Beneath this task is a listing; retype all of it exactly.

+===+

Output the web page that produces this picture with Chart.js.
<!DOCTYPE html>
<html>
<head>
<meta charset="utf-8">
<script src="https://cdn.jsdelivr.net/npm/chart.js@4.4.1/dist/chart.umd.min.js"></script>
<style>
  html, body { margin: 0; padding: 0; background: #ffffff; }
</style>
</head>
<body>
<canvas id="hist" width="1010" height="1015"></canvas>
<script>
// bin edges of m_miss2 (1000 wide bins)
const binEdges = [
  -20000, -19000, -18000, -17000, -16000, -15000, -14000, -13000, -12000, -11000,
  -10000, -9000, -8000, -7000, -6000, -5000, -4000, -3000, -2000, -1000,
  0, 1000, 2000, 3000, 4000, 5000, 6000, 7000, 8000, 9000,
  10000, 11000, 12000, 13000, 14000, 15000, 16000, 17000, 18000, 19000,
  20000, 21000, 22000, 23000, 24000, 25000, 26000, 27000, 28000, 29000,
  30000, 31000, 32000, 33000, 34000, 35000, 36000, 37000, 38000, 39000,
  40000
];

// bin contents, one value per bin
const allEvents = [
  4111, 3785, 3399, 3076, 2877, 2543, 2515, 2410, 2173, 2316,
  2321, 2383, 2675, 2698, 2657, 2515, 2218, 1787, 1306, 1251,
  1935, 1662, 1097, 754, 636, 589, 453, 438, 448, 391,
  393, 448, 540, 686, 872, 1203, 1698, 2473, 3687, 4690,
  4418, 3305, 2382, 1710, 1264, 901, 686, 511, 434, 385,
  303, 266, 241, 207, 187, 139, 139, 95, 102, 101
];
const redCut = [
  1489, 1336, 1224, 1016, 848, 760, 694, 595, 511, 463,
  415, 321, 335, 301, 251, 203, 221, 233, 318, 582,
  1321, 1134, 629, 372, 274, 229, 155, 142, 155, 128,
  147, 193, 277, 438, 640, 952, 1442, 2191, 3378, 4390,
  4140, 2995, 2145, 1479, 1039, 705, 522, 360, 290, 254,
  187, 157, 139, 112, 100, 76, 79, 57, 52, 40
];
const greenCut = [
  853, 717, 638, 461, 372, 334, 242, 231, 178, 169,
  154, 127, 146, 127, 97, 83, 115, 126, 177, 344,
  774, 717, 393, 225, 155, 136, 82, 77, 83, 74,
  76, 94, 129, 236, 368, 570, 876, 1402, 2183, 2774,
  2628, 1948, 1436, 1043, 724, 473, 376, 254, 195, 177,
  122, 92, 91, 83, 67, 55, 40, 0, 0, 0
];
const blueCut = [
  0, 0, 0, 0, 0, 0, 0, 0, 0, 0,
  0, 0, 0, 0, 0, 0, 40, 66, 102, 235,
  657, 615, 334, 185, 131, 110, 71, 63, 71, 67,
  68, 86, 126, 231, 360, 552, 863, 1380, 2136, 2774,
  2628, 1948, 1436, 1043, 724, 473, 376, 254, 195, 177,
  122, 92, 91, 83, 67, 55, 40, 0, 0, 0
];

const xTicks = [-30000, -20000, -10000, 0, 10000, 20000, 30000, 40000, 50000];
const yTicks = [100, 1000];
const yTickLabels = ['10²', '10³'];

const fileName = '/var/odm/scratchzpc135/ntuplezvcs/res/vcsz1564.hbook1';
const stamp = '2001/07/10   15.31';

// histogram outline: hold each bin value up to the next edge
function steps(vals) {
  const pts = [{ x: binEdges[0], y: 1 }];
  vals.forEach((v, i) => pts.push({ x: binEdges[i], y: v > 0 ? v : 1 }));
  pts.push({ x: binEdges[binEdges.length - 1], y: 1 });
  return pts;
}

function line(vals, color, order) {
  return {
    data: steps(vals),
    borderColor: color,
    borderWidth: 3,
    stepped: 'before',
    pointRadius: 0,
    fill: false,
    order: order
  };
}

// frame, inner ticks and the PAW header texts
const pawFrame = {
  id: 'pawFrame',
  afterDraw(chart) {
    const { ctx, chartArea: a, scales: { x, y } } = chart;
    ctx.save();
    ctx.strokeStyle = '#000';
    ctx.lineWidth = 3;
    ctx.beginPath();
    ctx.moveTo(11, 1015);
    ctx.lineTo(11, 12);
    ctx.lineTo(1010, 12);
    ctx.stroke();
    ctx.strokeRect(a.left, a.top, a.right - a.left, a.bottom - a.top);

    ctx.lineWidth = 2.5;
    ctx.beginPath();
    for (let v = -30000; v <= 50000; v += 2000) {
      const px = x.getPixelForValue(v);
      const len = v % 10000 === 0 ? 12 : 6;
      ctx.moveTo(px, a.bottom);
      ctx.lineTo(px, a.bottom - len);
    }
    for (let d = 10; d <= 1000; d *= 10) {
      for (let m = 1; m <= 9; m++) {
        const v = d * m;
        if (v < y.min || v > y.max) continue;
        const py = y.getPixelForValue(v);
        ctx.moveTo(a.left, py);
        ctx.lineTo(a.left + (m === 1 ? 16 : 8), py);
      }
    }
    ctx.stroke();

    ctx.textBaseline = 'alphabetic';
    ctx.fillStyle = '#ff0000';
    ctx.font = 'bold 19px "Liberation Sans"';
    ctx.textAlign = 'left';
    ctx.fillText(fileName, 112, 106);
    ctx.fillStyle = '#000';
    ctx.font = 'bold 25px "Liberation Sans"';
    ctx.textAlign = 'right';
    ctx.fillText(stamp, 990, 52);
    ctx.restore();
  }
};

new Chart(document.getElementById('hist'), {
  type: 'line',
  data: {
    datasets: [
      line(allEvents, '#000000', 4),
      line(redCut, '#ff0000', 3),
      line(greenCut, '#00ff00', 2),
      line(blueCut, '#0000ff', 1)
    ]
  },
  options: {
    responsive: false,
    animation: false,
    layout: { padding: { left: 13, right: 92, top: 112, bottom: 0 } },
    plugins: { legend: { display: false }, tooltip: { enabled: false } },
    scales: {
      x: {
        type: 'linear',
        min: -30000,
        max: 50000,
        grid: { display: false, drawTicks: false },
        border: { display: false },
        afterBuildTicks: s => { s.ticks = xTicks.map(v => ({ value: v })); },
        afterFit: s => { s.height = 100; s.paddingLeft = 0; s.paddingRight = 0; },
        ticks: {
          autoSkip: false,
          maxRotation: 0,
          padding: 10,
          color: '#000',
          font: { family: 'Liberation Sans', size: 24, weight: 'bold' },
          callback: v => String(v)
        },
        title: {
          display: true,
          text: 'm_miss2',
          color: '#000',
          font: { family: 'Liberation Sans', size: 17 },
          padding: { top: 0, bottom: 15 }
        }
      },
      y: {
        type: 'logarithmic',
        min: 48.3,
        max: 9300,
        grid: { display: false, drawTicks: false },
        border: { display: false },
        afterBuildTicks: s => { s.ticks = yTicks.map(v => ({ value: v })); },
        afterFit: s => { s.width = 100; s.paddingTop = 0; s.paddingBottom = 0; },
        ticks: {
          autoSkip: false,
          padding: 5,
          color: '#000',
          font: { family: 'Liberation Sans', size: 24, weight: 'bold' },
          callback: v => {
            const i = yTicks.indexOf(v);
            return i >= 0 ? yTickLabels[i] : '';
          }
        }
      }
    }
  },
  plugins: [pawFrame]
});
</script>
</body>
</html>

+===+

__Expected answer__.
Output the web page that produces this picture with Chart.js.
<!DOCTYPE html>
<html>
<head>
<meta charset="utf-8">
<script src="https://cdn.jsdelivr.net/npm/chart.js@4.4.1/dist/chart.umd.min.js"></script>
<style>
  html, body { margin: 0; padding: 0; background: #ffffff; }
</style>
</head>
<body>
<canvas id="hist" width="1010" height="1015"></canvas>
<script>
// bin edges of m_miss2 (1000 wide bins)
const binEdges = [
  -20000, -19000, -18000, -17000, -16000, -15000, -14000, -13000, -12000, -11000,
  -10000, -9000, -8000, -7000, -6000, -5000, -4000, -3000, -2000, -1000,
  0, 1000, 2000, 3000, 4000, 5000, 6000, 7000, 8000, 9000,
  10000, 11000, 12000, 13000, 14000, 15000, 16000, 17000, 18000, 19000,
  20000, 21000, 22000, 23000, 24000, 25000, 26000, 27000, 28000, 29000,
  30000, 31000, 32000, 33000, 34000, 35000, 36000, 37000, 38000, 39000,
  40000
];

// bin contents, one value per bin
const allEvents = [
  4111, 3785, 3399, 3076, 2877, 2543, 2515, 2410, 2173, 2316,
  2321, 2383, 2675, 2698, 2657, 2515, 2218, 1787, 1306, 1251,
  1935, 1662, 1097, 754, 636, 589, 453, 438, 448, 391,
  393, 448, 540, 686, 872, 1203, 1698, 2473, 3687, 4690,
  4418, 3305, 2382, 1710, 1264, 901, 686, 511, 434, 385,
  303, 266, 241, 207, 187, 139, 139, 95, 102, 101
];
const redCut = [
  1489, 1336, 1224, 1016, 848, 760, 694, 595, 511, 463,
  415, 321, 335, 301, 251, 203, 221, 233, 318, 582,
  1321, 1134, 629, 372, 274, 229, 155, 142, 155, 128,
  147, 193, 277, 438, 640, 952, 1442, 2191, 3378, 4390,
  4140, 2995, 2145, 1479, 1039, 705, 522, 360, 290, 254,
  187, 157, 139, 112, 100, 76, 79, 57, 52, 40
];
const greenCut = [
  853, 717, 638, 461, 372, 334, 242, 231, 178, 169,
  154, 127, 146, 127, 97, 83, 115, 126, 177, 344,
  774, 717, 393, 225, 155, 136, 82, 77, 83, 74,
  76, 94, 129, 236, 368, 570, 876, 1402, 2183, 2774,
  2628, 1948, 1436, 1043, 724, 473, 376, 254, 195, 177,
  122, 92, 91, 83, 67, 55, 40, 0, 0, 0
];
const blueCut = [
  0, 0, 0, 0, 0, 0, 0, 0, 0, 0,
  0, 0, 0, 0, 0, 0, 40, 66, 102, 235,
  657, 615, 334, 185, 131, 110, 71, 63, 71, 67,
  68, 86, 126, 231, 360, 552, 863, 1380, 2136, 2774,
  2628, 1948, 1436, 1043, 724, 473, 376, 254, 195, 177,
  122, 92, 91, 83, 67, 55, 40, 0, 0, 0
];

const xTicks = [-30000, -20000, -10000, 0, 10000, 20000, 30000, 40000, 50000];
const yTicks = [100, 1000];
const yTickLabels = ['10²', '10³'];

const fileName = '/var/odm/scratchzpc135/ntuplezvcs/res/vcsz1564.hbook1';
const stamp = '2001/07/10   15.31';

// histogram outline: hold each bin value up to the next edge
function steps(vals) {
  const pts = [{ x: binEdges[0], y: 1 }];
  vals.forEach((v, i) => pts.push({ x: binEdges[i], y: v > 0 ? v : 1 }));
  pts.push({ x: binEdges[binEdges.length - 1], y: 1 });
  return pts;
}

function line(vals, color, order) {
  return {
    data: steps(vals),
    borderColor: color,
    borderWidth: 3,
    stepped: 'before',
    pointRadius: 0,
    fill: false,
    order: order
  };
}

// frame, inner ticks and the PAW header texts
const pawFrame = {
  id: 'pawFrame',
  afterDraw(chart) {
    const { ctx, chartArea: a, scales: { x, y } } = chart;
    ctx.save();
    ctx.strokeStyle = '#000';
    ctx.lineWidth = 3;
    ctx.beginPath();
    ctx.moveTo(11, 1015);
    ctx.lineTo(11, 12);
    ctx.lineTo(1010, 12);
    ctx.stroke();
    ctx.strokeRect(a.left, a.top, a.right - a.left, a.bottom - a.top);

    ctx.lineWidth = 2.5;
    ctx.beginPath();
    for (let v = -30000; v <= 50000; v += 2000) {
      const px = x.getPixelForValue(v);
      const len = v % 10000 === 0 ? 12 : 6;
      ctx.moveTo(px, a.bottom);
      ctx.lineTo(px, a.bottom - len);
    }
    for (let d = 10; d <= 1000; d *= 10) {
      for (let m = 1; m <= 9; m++) {
        const v = d * m;
        if (v < y.min || v > y.max) continue;
        const py = y.getPixelForValue(v);
        ctx.moveTo(a.left, py);
        ctx.lineTo(a.left + (m === 1 ? 16 : 8), py);
      }
    }
    ctx.stroke();

    ctx.textBaseline = 'alphabetic';
    ctx.fillStyle = '#ff0000';
    ctx.font = 'bold 19px "Liberation Sans"';
    ctx.textAlign = 'left';
    ctx.fillText(fileName, 112, 106);
    ctx.fillStyle = '#000';
    ctx.font = 'bold 25px "Liberation Sans"';
    ctx.textAlign = 'right';
    ctx.fillText(stamp, 990, 52);
    ctx.restore();
  }
};

new Chart(document.getElementById('hist'), {
  type: 'line',
  data: {
    datasets: [
      line(allEvents, '#000000', 4),
      line(redCut, '#ff0000', 3),
      line(greenCut, '#00ff00', 2),
      line(blueCut, '#0000ff', 1)
    ]
  },
  options: {
    responsive: false,
    animation: false,
    layout: { padding: { left: 13, right: 92, top: 112, bottom: 0 } },
    plugins: { legend: { display: false }, tooltip: { enabled: false } },
    scales: {
      x: {
        type: 'linear',
        min: -30000,
        max: 50000,
        grid: { display: false, drawTicks: false },
        border: { display: false },
        afterBuildTicks: s => { s.ticks = xTicks.map(v => ({ value: v })); },
        afterFit: s => { s.height = 100; s.paddingLeft = 0; s.paddingRight = 0; },
        ticks: {
          autoSkip: false,
          maxRotation: 0,
          padding: 10,
          color: '#000',
          font: { family: 'Liberation Sans', size: 24, weight: 'bold' },
          callback: v => String(v)
        },
        title: {
          display: true,
          text: 'm_miss2',
          color: '#000',
          font: { family: 'Liberation Sans', size: 17 },
          padding: { top: 0, bottom: 15 }
        }
      },
      y: {
        type: 'logarithmic',
        min: 48.3,
        max: 9300,
        grid: { display: false, drawTicks: false },
        border: { display: false },
        afterBuildTicks: s => { s.ticks = yTicks.map(v => ({ value: v })); },
        afterFit: s => { s.width = 100; s.paddingTop = 0; s.paddingBottom = 0; },
        ticks: {
          autoSkip: false,
          padding: 5,
          color: '#000',
          font: { family: 'Liberation Sans', size: 24, weight: 'bold' },
          callback: v => {
            const i = yTicks.indexOf(v);
            return i >= 0 ? yTickLabels[i] : '';
          }
        }
      }
    }
  },
  plugins: [pawFrame]
});
</script>
</body>
</html>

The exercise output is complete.